Brainstorm Cell Therapeutics has received a $16 million grant from a state agency known as the California Institute for Regenerative Medicine to develop a Phase 3 clinical trial of its ALS stem-cell therapy NurOwn.
NurOwn is based on mesenchymal stem cells, which can transform themselves into various types of cells. Brainstorm transforms stem cells harvested from patients into cells that secrete neurotrophic factors, which promote nerve tissue growth. The treatment can be injected into muscle or the spinal canal to help nerve cells survive.
Brainstorm plans to enroll about 200 patients in the trial, which will be conducted at six ALS specialty centers in the United States.
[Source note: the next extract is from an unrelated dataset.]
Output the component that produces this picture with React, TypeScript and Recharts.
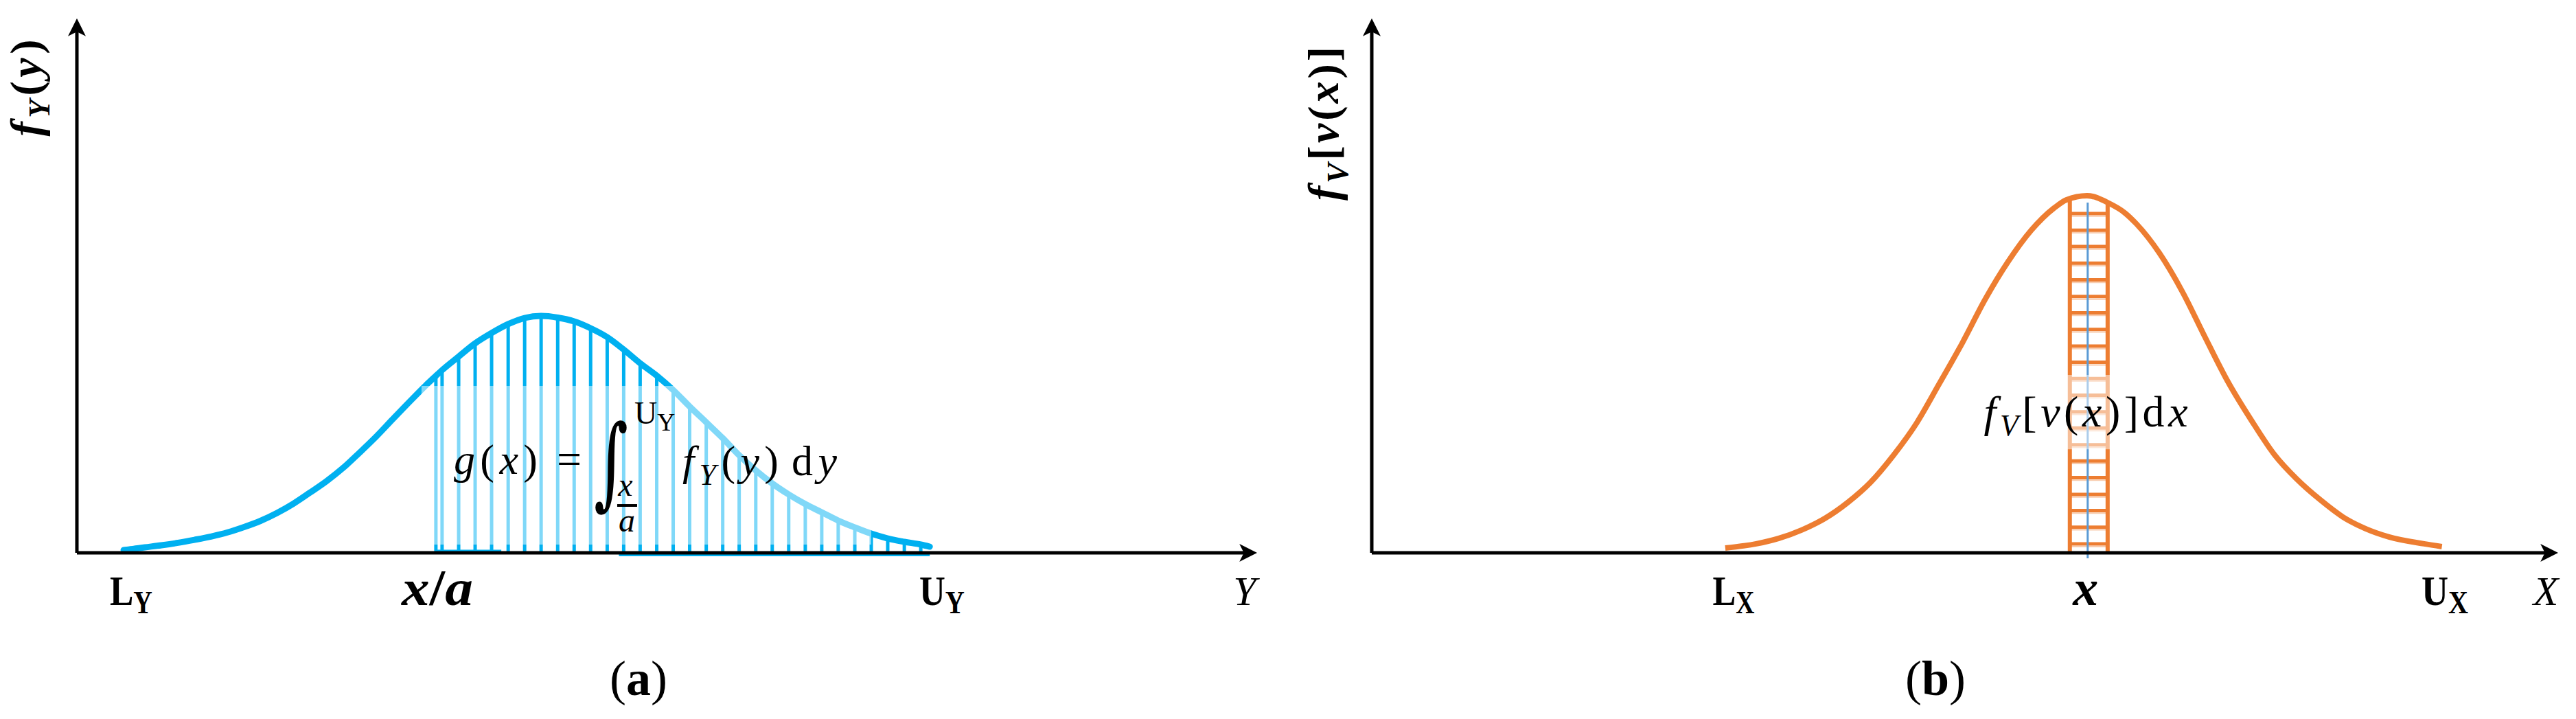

The primary objective of the study will be to see if NurOwn can improve patients’ functional impairment. The measuring tool investigators will use is the ALS Functional Rating Scale-Revised, or ALSFRS-R.
Researchers will optimize patient population to include the patient profiles that seemed to respond better to NurOwn in the Phase 2 ALS trial (NCT02017912).
The Phase 2 study assessed NurOwn’s safety and effectiveness in 48 patients. The effectiveness yardsticks were ALSFRS-R and slow vital capacity, a measure of breathing capacity.
NurOwn provided the patients with meaningful benefits, compared with a placebo, according to the trial results. It also was safe, and patients tolerated it well.
The study will begin after the company receives U.S. Food and Drug Administration and Institutional Review Board approval. The board looks at ethical considerations of proposed research.
“We are honored to be awarded this CIRM [state agency] grant, and appreciate the support of CIRM in the development of NurOwn,” Chaim Lebovits, Brainstorm’s president and chief executive officer, said in a press release. “This substantial award provides further support for our technology and clinical program, and recognizes the importance of developing effective treatments for patients afflicted with ALS.”
“CIRM is partnering with Brainstorm to follow up on the company’s promising Phase 2 trial in patients with ALS,” said Maria Millan, the agency’s interim president and chief executive officer. “CIRM’s mission is to accelerate stem cell treatments to patients with unmet medical needs and, in keeping with this mission, our objective is to find a treatment for patients ravaged by this neurologic condition for which there is currently no cure.”